Monday, 29 April 2013

Super, Natural British Columbia!

Yet again suffering from Post-Traumatic-Visa-Syndrome for the second time in two years, I did finally get my visa this year, just in the nick of time to actually start the planting season on time. Yay! So tomorrow, super ridiculously early, I'm headed out to Prince George to plant another 100,000 trees! (Wow, it sounds like hard work when you put it like that...) .

As with any planting season, we have a broad outline of plans right now, but they're to be taken with a pinch of salt since they will change! Provisionally though, after meeting in Prince George, we are breaking with tradition and heading south for a couple of weeks in Quesnel. This is just as well right now, cos PG is currently freezing cold and the blocks there still covered in snow... Quesnel on the other hand is due to be 20*c on arrival :D After a couple of weeks there, we're headed back Prince George way for a bush camp somewhere thereabouts (in bush camp, no news is good news as always!) and then, finally, we're headed back to Chetwynd, where we spent much of last season. All in all, should be a good summer! *fingers crossed*


In other news, if you go down to the post, "Ottawa, coldest capital..." I finally got around to putting in the picture of the Ottawa River and parliament buildings completely frozen cover, compared to the summer shot that was already up :D I'm also going to add a post of Winterlude pictures that i missed first time. 

Monday, 22 April 2013

So we're gone to the sugarbush, eh?

How does maple syrup with pancakes sound?

Following in a long line of Canadians past, last weekend saw my rite of passage into the world of maple-syrup-eating peoples. Admittedly a little late in the season, we headed out of Ottawa in search of a sugarbush - the hallowed ground where Canada milks (taps) her maple trees for sweet sweet nectar. (Well, except that as it turns out, maple trees don't give you sweet nectar, but more about that later).

I'd tap that!
We drove to Fulton's Sugarbush, 30 minutes from Ottawa near the actually rather pretty village of Pakenham. First stop, breakfast. the question is, pancakes, or pancakes? So i had pancakes, and maple beans, and then drowned them both in the on-tap maple syrup. Mmm. Like i said, maple syrup with a side of pancakes.

At the Mapleope Crossing... 

Now buzzing we went off to explore the woods, which is what the term sugarbush kind of really refers to. Traditionally the maple was tapped into buckets which were then hauled all the way back to the camp to be boiled.

Voila...
Ok, so that's mainly frozen, dodgy-looking water, but you get the idea...

Then somebody was let loose with plastic piping and they wired up the forest like a giant cats cradle, or perhaps a limbo world championships.



Anyways, it's kind of cool - you can see the little blobs of future-maple-syrup blobbing their way down the maple tubes.

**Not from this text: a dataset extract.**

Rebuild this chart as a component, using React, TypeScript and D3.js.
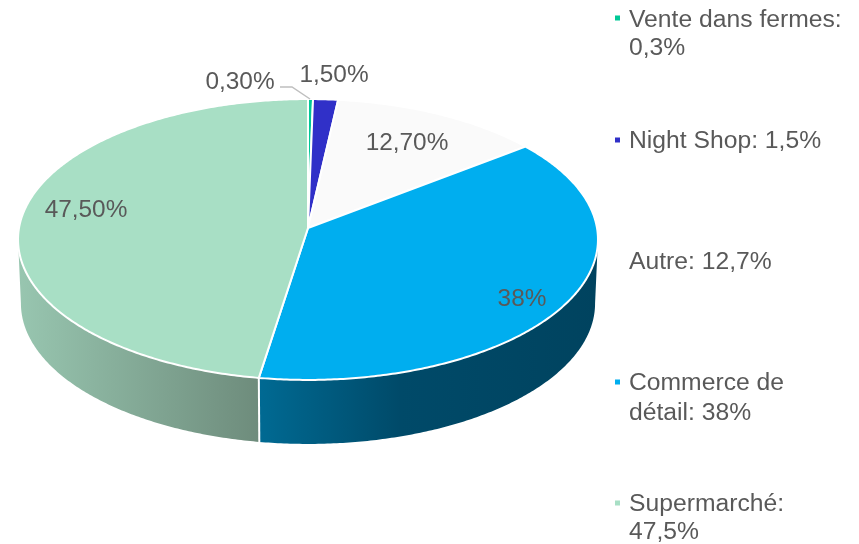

Eventually all of the maple makes it back to the camp and it poured into huuuuge vats where they boil it and boil it and boil it, and then maple thieves create a national crisis when they steal it - http://www.bbc.co.uk/news/world-us-canada-19440465 - who knew that one keeps "strategic" maple syrup ("The federation also keeps nearly 13m litres in syrup in three warehouses to stabilise global supply and prices.")... huh. Or, they don't steal it and I eat it.

The end.

Sunday, 21 April 2013

Winterlude

When it gets really cold and dark in Ottawa, the city holds a festival to cheer people up. I seem to have forgotten about this when i wrote my account of Ottawa over the winter, perhaps because I hadn't uploaded the photos at the time. Winterlude's main attraction, apart from skating on the canal, is the ice sculpture competition that goes on ,with artists arriving both locally and internationally to compete. Our photos were taken on Neil's phone, so they're not the best, and it's a small selection, but it gives you some idea of how awesome they were. There was also a polar bear on stilts. Cool.